In der Senatsumweltverwaltung war zwar gestern erneut von „erfolgversprechenden Gesprächen“ mit Betreibern von Deponien und Behandlungsanlagen in Westdeutschland die Rede; diese seit einigen Wochen laufenden Verhandlungen hätten aber noch zu keinen konkreten Vereinbarungen geführt, räumte Schreyer ein. Lediglich eine Raffinerie im niedersächsischen Dollbergen ist fest bereit, einige Flüssigabfälle aufzunehmen. Schreyer warnte die Industrie gestern trotzdem davor, auf eigene Faust unseriöse Abfallentsorger zu engagieren. Die Schäden wären unabsehbar, sollten die Unternehmer ihre Abfälle jetzt illegal in die Gewässer kippen.

Jetzt beginne eine „hektische Suche“ nach einem provisorischen Zwischenlager, meinte die Umweltsenatorin. Wie berichtet, ist das ohnehin verseuchte ehemalige Gelände der Kupferraffinerie in der Reinickendorfer Flottenstraße im Gespräch. BSR-Chef Fischer hatte gestern außerdem ein Angebot der privaten Müllfirma Alba in der Tasche, die bereit wäre, 1.000 Tonnen unterzustellen. Diese Halle wäre aber schon nach zwei Wochen voll, schätzte Fischer. Industriebetriebe, die über eigene Lagerkapazitäten verfügen, könnten vielleicht noch eine weitere Woche durchhalten. „Dann“, so Fischer, „machen auch die den Laden dicht.“

Die SPD-Abgeordnete Käthe Zillbach mahnte gestern an Diederichs Adresse „Zuverlässigkeit und Vertragstreue“ an. Auch „in der Phase des DDR-Wahlkampfes“ dürfe die grenzüberschreitende Politik „nicht parteitaktischen Überlegungen untergeordnet werden“. Kritik an der eigenen Umweltsenatorin äußerte dagegen die AL-Fraktion. Es sei falsch, die Vertragstreue der DDR anzumahnen, meinte der Abgeordnete Bernd Köppl gegenüber der taz.
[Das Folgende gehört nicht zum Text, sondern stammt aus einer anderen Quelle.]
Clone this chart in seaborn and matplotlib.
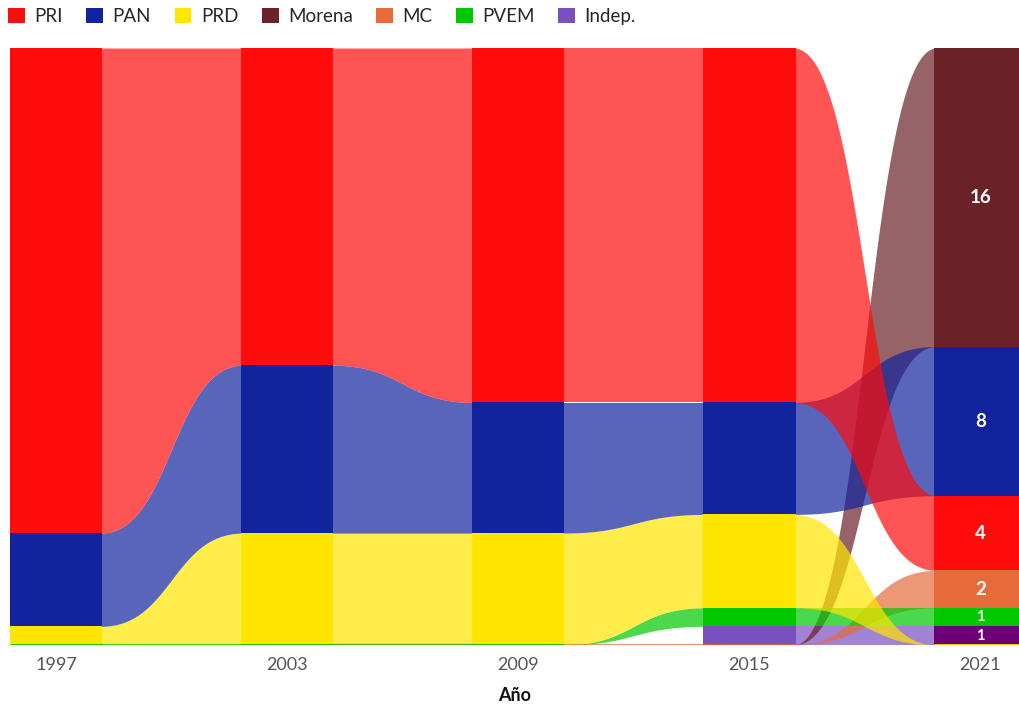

Ein Vertrag, der die DDR verpflichte, in Vorketzin weiterhin Giftmüll anzunehmen, sei „ökologisch unsittlich“. Die betroffenen AnwohnerInnen und die Potsdamer Bezirksbehörden verlangen seit Monaten den Stopp der Giftmülltransporte aus dem Westen. Wie mehrfach berichtet, mußten in der Nähe der Deponie bereits acht Trinkwasserbrunnen wegen Verseuchung geschlossen werden. Auch ein Wasserwerk ist bedroht. Hausmüll - pro Jahr 400.000 Tonnen - darf West-Berlin vorerst weiterhin in Vorketzin abladen.